Monday, June 04, 2018

The American Dream



I suppose it is a big part of the American dream to build one's dream house, and Cary Grant was no exception in "Mr. Blandings Builds His Dream House," which premiered on this day in 1948.

But the American dream can come at a pretty steep price, even in 1948.

Which raises an important point. It is critical to keep in mind the difference between financial amounts in 1948 and comparable amounts seven decades later. Those amounts in 1948 were roughly one–tenth what they are today. For example, in the movie Grant's job paid him $15,000 a year, which sounds like poverty wages, but it was enough to support a family of four. In 2018, the same job probably would pay $150,000.

But be it 1948 or 2018, it is easy to become overwhelmed by that money thing, and Mr. Blandings soon learned how expensive renovating a home can be. To renovate the home he and his wife (Myrna Loy) had chosen easily exceeded a year's income when all the family's needs were addressed.

And that didn't include issues with his best friend, played by Melvyn Douglas.

In all, it was an entertaining movie in that "Holiday Inn" mold.


Friday, June 01, 2018

One Man's Life



"We've become bored with watching actors give us phony emotions. We are tired of pyrotechnics and special effects. While the world he inhabits is, in some respects, counterfeit, there's nothing fake about Truman himself. No scripts, no cue cards. It isn't always Shakespeare, but it's genuine. It's a life."

Christof (Ed Harris)

Imagine, if you will, that your life is actually a television show — a hit show, at that — and everyone knows it except you.

At least at first.

But slowly it dawned on Truman (Jim Carrey) that he was denied the free will that others enjoyed, that everything about his life was being manipulated beyond his control. He couldn't marry the girl he wanted to marry (Natascha McElhone). Instead he was paired with Laura Linney, a cast member on the show who, like everyone but Truman, was in on the story.
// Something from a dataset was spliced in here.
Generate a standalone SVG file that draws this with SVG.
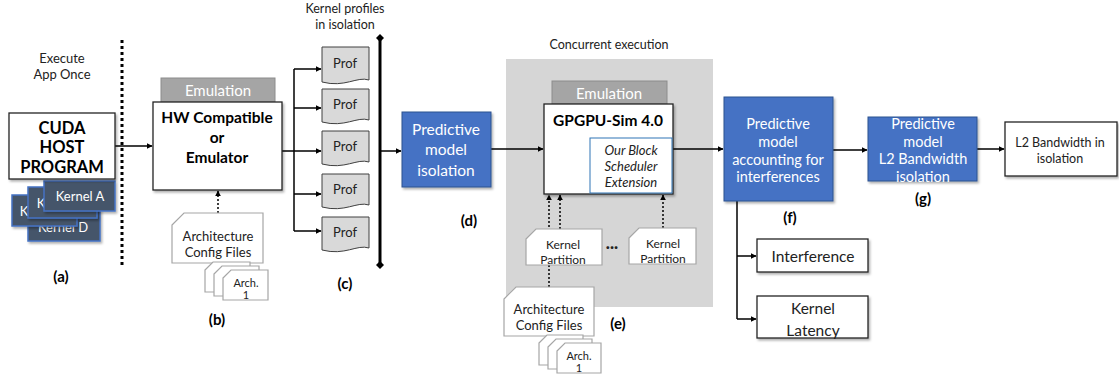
<svg xmlns="http://www.w3.org/2000/svg" width="1119" height="377" viewBox="0 0 1119 377">
<style>
text{font-family:Lato,"Open Sans","Liberation Sans",sans-serif;text-anchor:middle;dominant-baseline:central}
.lbl{font-weight:bold;fill:#000}
.cap{fill:#222}
.box{fill:#fff;stroke:#222;stroke-width:1.3}
.blue{fill:#4472C4;stroke:#2F528F;stroke-width:1}
.wt{fill:#fff}
.kern{fill:#44546A;stroke:#4472C4;stroke-width:1.5}
.tab{fill:#A5A5A5;stroke:#8c8c8c;stroke-width:1}
.cfg{fill:#fff;stroke:#A6A6A6;stroke-width:1.2}
.prof{fill:#D9D9D9;stroke:#404040;stroke-width:1}
.ln{fill:none;stroke:#000;stroke-width:1.5}
.dot{fill:none;stroke:#000;stroke-width:1.5;stroke-dasharray:2 2}
</style>
<defs>
<marker id="ah" viewBox="0 0 10 10" refX="9" refY="5" markerWidth="6" markerHeight="6" orient="auto" markerUnits="userSpaceOnUse"><path d="M0,0 L10,5 L0,10 Z" fill="#000"/></marker>
<marker id="dm" viewBox="0 0 10 10" refX="5" refY="5" markerWidth="8" markerHeight="8" orient="auto" markerUnits="userSpaceOnUse"><path d="M5,0 L10,5 L5,10 L0,5 Z" fill="#000"/></marker>
<filter id="sh" x="-10%" y="-10%" width="130%" height="130%"><feDropShadow dx="1.5" dy="2" stdDeviation="1.2" flood-color="#000" flood-opacity="0.3"/></filter>
</defs>

<rect id="concurrent-region" x="506" y="59" width="207" height="248" fill="#D6D6D6"/>

<g id="connectors">
<line x1="122" y1="40" x2="122" y2="268" stroke="#000" stroke-width="3" stroke-dasharray="3 3"/>
<line class="ln" x1="115" y1="146" x2="152" y2="146" marker-end="url(#ah)"/>
<line class="ln" x1="282" y1="151" x2="321" y2="151" marker-end="url(#ah)"/>
<line class="ln" x1="294" y1="69" x2="294" y2="231"/>
<line class="ln" x1="294" y1="69" x2="321" y2="69" marker-end="url(#ah)"/>
<line class="ln" x1="294" y1="108" x2="321" y2="108" marker-end="url(#ah)"/>
<line class="ln" x1="294" y1="194" x2="321" y2="194" marker-end="url(#ah)"/>
<line class="ln" x1="294" y1="231" x2="321" y2="231" marker-end="url(#ah)"/>
<line x1="380" y1="38" x2="380" y2="265" stroke="#000" stroke-width="3" marker-start="url(#dm)" marker-end="url(#dm)"/>
<line class="ln" x1="380" y1="151" x2="401" y2="151" marker-end="url(#ah)"/>
<line class="ln" x1="491" y1="149" x2="543" y2="149" marker-end="url(#ah)"/>
<line class="ln" x1="673" y1="149" x2="723" y2="149" marker-end="url(#ah)"/>
<line class="ln" x1="833" y1="150" x2="867" y2="150" marker-end="url(#ah)"/>
<line class="ln" x1="977" y1="149" x2="1004" y2="149" marker-end="url(#ah)"/>
<line class="ln" x1="737" y1="201" x2="737" y2="319"/>
<line class="ln" x1="737" y1="256" x2="756" y2="256" marker-end="url(#ah)"/>
<line class="ln" x1="737" y1="319" x2="756" y2="319" marker-end="url(#ah)"/>
<line class="dot" x1="218" y1="213" x2="218" y2="191" marker-end="url(#ah)"/>
<line class="dot" x1="549" y1="287" x2="549" y2="195" marker-end="url(#ah)"/>
<line class="dot" x1="560" y1="229" x2="560" y2="195" marker-end="url(#ah)"/>
<line class="dot" x1="663" y1="228" x2="663" y2="195" marker-end="url(#ah)"/>
</g>

<text class="cap" x="62" y="58" font-size="13">Execute</text>
<text class="cap" x="62" y="74" font-size="13">App Once</text>
<text class="cap" x="345" y="8" font-size="12.5">Kernel profiles</text>
<text class="cap" x="345" y="24" font-size="12.5">in isolation</text>
<text class="cap" x="609" y="44" font-size="12.5">Concurrent execution</text>

<g id="kernels">
<rect class="kern" x="28" y="210" width="72" height="31" filter="url(#sh)"/>
<text class="wt" x="63" y="227" font-size="13">Kernel D</text>
<rect class="kern" x="12" y="195" width="65" height="31" filter="url(#sh)"/>
<text class="wt" x="24" y="211" font-size="13">K</text>
<rect class="kern" x="28" y="187" width="69" height="31" filter="url(#sh)"/>
<text class="wt" x="41" y="203" font-size="13">K</text>
<rect class="kern" x="44" y="181" width="71" height="30" filter="url(#sh)"/>
<text class="wt" x="80" y="196" font-size="13">Kernel A</text>
</g>

<g id="cuda-host">
<rect class="box" x="9" y="113" width="106" height="66" filter="url(#sh)"/>
<text class="lbl" x="62" y="128" font-size="16.5">CUDA</text>
<text class="lbl" x="62" y="147" font-size="16.5">HOST</text>
<text class="lbl" x="62" y="167" font-size="16.5">PROGRAM</text>
</g>
<text class="lbl" x="61" y="276" font-size="15">(a)</text>

<g id="hw-emulator">
<rect class="tab" x="161" y="78" width="114" height="24"/>
<text class="wt" x="218" y="90" font-size="15">Emulation</text>
<rect class="box" x="153" y="102" width="129" height="88" filter="url(#sh)"/>
<text class="lbl" x="217" y="117" font-size="15.5">HW Compatible</text>
<text class="lbl" x="217" y="137" font-size="15.5">or</text>
<text class="lbl" x="217" y="157" font-size="15.5">Emulator</text>
</g>

<g id="arch-config-b">
<path class="cfg" d="M172,225 L184,213 L263,213 L263,263 L172,263 Z"/>
<text class="cap" x="218" y="236" font-size="13">Architecture</text>
<text class="cap" x="218" y="252" font-size="13">Config Files</text>
<path class="cfg" d="M205,270 L213,262 L250,262 L250,292 L205,292 Z"/>
<path class="cfg" d="M214,274 L222,266 L259,266 L259,296 L214,296 Z"/>
<path class="cfg" d="M223,278 L231,270 L268,270 L268,300 L223,300 Z"/>
<text class="cap" x="246" y="282" font-size="11">Arch.</text>
<text class="cap" x="246" y="294" font-size="11">1</text>
</g>
<text class="lbl" x="217" y="319" font-size="15">(b)</text>

<g id="profiles">
<path class="prof" d="M322,47 H369 V80 C357,76 345,88 322,82 Z"/>
<text class="cap" x="345" y="63" font-size="13">Prof</text>
<path class="prof" d="M322,89 H369 V120 C357,116 345,128 322,122 Z"/>
<text class="cap" x="345" y="104" font-size="13">Prof</text>
<path class="prof" d="M322,131 H369 V162 C357,158 345,170 322,164 Z"/>
<text class="cap" x="345" y="146" font-size="13">Prof</text>
<path class="prof" d="M322,174 H369 V205 C357,201 345,213 322,207 Z"/>
<text class="cap" x="345" y="189" font-size="13">Prof</text>
<path class="prof" d="M322,217 H369 V248 C357,244 345,256 322,250 Z"/>
<text class="cap" x="345" y="232" font-size="13">Prof</text>
</g>
<text class="lbl" x="345" y="283" font-size="15">(c)</text>

<g id="pred-isolation">
<rect class="blue" x="402" y="112" width="89" height="75" filter="url(#sh)"/>
<text class="wt" x="446" y="129" font-size="15.5">Predictive</text>
<text class="wt" x="446" y="149" font-size="15.5">model</text>
<text class="wt" x="446" y="170" font-size="15.5">isolation</text>
</g>
<text class="lbl" x="469" y="220" font-size="15">(d)</text>

<g id="gpgpu-sim">
<rect class="tab" x="552" y="81" width="115" height="23"/>
<text class="wt" x="609" y="93" font-size="15">Emulation</text>
<rect class="box" x="544" y="104" width="129" height="90" filter="url(#sh)"/>
<text class="lbl" x="608" y="120" font-size="15.5">GPGPU-Sim 4.0</text>
<rect x="590" y="138" width="82" height="55" fill="#fff" stroke="#2E75B6" stroke-width="1"/>
<text class="cap" x="631" y="150" font-style="italic" font-size="13">Our Block</text>
<text class="cap" x="631" y="166" font-style="italic" font-size="13">Scheduler</text>
<text class="cap" x="631" y="182" font-style="italic" font-size="13">Extension</text>
</g>

<g id="kernel-partition-1">
<path class="cfg" d="M526,239 L536,229 L602,229 L602,265 L526,265 Z"/>
<text class="cap" x="563" y="244" font-size="12">Kernel</text>
<text class="cap" x="563" y="259" font-size="12">Partition</text>
</g>
<text class="cap" x="612" y="246" font-size="15" font-weight="bold">···</text>
<g id="kernel-partition-2">
<path class="cfg" d="M629,238 L639,228 L696,228 L696,264 L629,264 Z"/>
<text class="cap" x="663" y="243" font-size="12">Kernel</text>
<text class="cap" x="663" y="258" font-size="12">Partition</text>
</g>

<g id="arch-config-e">
<path class="cfg" d="M504,299 L516,287 L594,287 L594,336 L504,336 Z"/>
<text class="cap" x="549" y="309" font-size="13">Architecture</text>
<text class="cap" x="549" y="325" font-size="13">Config Files</text>
<path class="cfg" d="M539,343 L547,335 L583,335 L583,365 L539,365 Z"/>
<path class="cfg" d="M548,347 L556,339 L592,339 L592,369 L548,369 Z"/>
<path class="cfg" d="M557,351 L565,343 L601,343 L601,373 L557,373 Z"/>
<text class="cap" x="579" y="355" font-size="11">Arch.</text>
<text class="cap" x="579" y="367" font-size="11">1</text>
</g>
<text class="lbl" x="618" y="323" font-size="15">(e)</text>

<g id="pred-interference">
<rect class="blue" x="724" y="97" width="109" height="104" filter="url(#sh)"/>
<text class="wt" x="778" y="123" font-size="14.5">Predictive</text>
<text class="wt" x="778" y="141" font-size="14.5">model</text>
<text class="wt" x="778" y="159" font-size="14.5">accounting for</text>
<text class="wt" x="778" y="176" font-size="14.5">interferences</text>
</g>
<text class="lbl" x="790" y="217" font-size="15">(f)</text>

<g id="pred-l2">
<rect class="blue" x="868" y="117" width="109" height="64" filter="url(#sh)"/>
<text class="wt" x="923" y="123" font-size="14.5">Predictive</text>
<text class="wt" x="923" y="141" font-size="14.5">model</text>
<text class="wt" x="923" y="158" font-size="14.5">L2 Bandwidth</text>
<text class="wt" x="923" y="176" font-size="14.5">isolation</text>
</g>
<text class="lbl" x="923" y="198" font-size="15">(g)</text>

<g id="l2-bandwidth">
<rect class="box" x="1005" y="122" width="112" height="54" filter="url(#sh)"/>
<text class="cap" x="1060" y="142" font-size="12.5">L2 Bandwidth in</text>
<text class="cap" x="1060" y="158" font-size="12.5">isolation</text>
</g>

<g id="interference">
<rect class="box" x="757" y="239" width="111" height="33" filter="url(#sh)"/>
<text class="cap" x="813" y="256" font-size="15.5">Interference</text>
</g>

<g id="kernel-latency">
<rect class="box" x="757" y="296" width="111" height="42" filter="url(#sh)"/>
<text class="cap" x="813" y="308" font-size="15.5">Kernel</text>
<text class="cap" x="813" y="330" font-size="15.5">Latency</text>
</g>
</svg>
The show was created by a fellow named Christof (Ed Harris), who also had to create the circumstances that inevitably kept Truman, an insurance sales executive, in a place called Seaside. It had millions of viewers, some of whom kept their televisions on all night to watch Truman as he slept.

"It's clever the way he's kept on his island by implanted traumas about travel and water," film critic Roger Ebert observed. That is certainly true, especially in the fact that Truman's true love was spirited away to Fiji — and he had been conditioned to fear water because Christof had manipulated the early scripts so Truman's father would drown in a storm.

In many ways, I believe no one but Carrey could plausibly portray Truman, especially since so many of us have become voyeurs in our viewing habits.

But the more one watches "The Truman Show," which premiered 20 years ago today, the less one can avoid the obvious question — how much of it is real?

The answer, I think, is all of it — but not in a way that viewers expect.

"The Truman Show" was an unassuming flick, thought provoking on many levels, well done and creative. Two decades later it is still worth seeing.